Top tips for practitioners to support children with tidying up
Getting children to help with tidy up time in the early years can often be challenging; with certain children helping and certain children never helping. Tidying up can become a consuming part of the day, so it is important to get it done as quickly and stress-free as possible. Tidying up shouldn’t be seen by the children as a punishment or as something negative but instead a necessary part of the day to keep their room nice, and their toys looked after. There are a few simple steps you can take to make tidying up a smoother more effective process.
How can I get the children to tidy up in preschool?
· Complete a visual timetable with the children at the start of each session. Place a tidying up symbol/widget/picture on the timetable to children are immediately aware that this is part of the routine and expected by all.
· Give a warning – Ensure you have the attention of all the children in the room and give them a 5-minute warning that tidy up time is coming. Choose when tidy up time happens carefully if the children are all highly engaged delay tidying up where possible. All routines should have an element of flexibility. You may like to make this a visual warning by using a sand timer.
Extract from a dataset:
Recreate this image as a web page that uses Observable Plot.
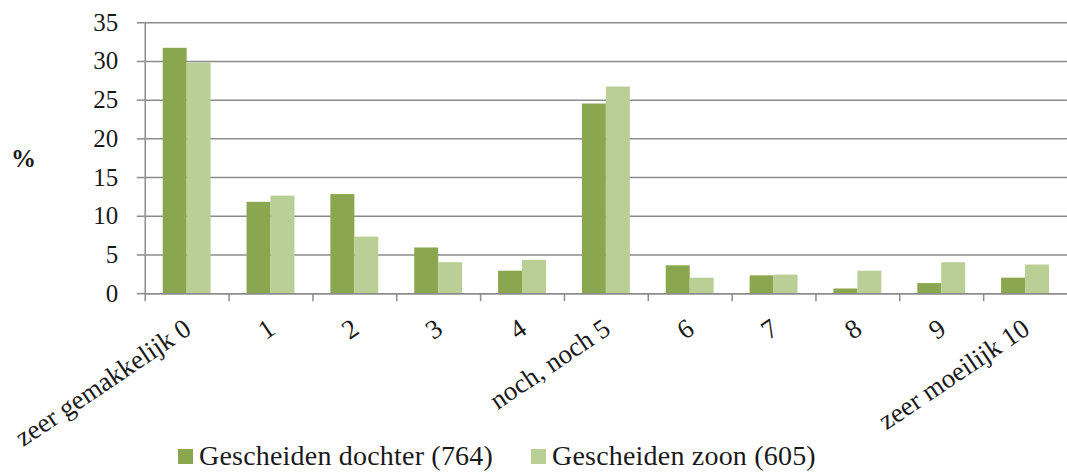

· Label boxes – Ensure all the boxes and trays in the room are labelled with pictures, so the children know exactly where the toys need to go. Written labels although effective for adults and practitioners cannot be read by most children, so it is ineffective.
· Make it fun or a challenge – Children love a challenge so encourage all the children to join in and for example finish tidying up before the timer sounds, or beat yesterday’s record time. Playing a tidying up song can sometimes be effective. When the song starts all children immediately know it is tidy up time and the song acts as a reminder that everyone should be tidying up while the song is on. The song can also add an element of a challenge if you ask the children to have all of the tidying up done before the end of the song.
· Keep it shelf – If children have spent all morning working very hard on a Lego structure or building a track, you may like to have a shelf or space there the children can display these until their session ends and they go home. This saves the upset that can be caused when a child is expected to destroy their creation that they are proud of just because it is tidy up time. This is also a great way to support the characteristics of effective learning, in particular, active learning.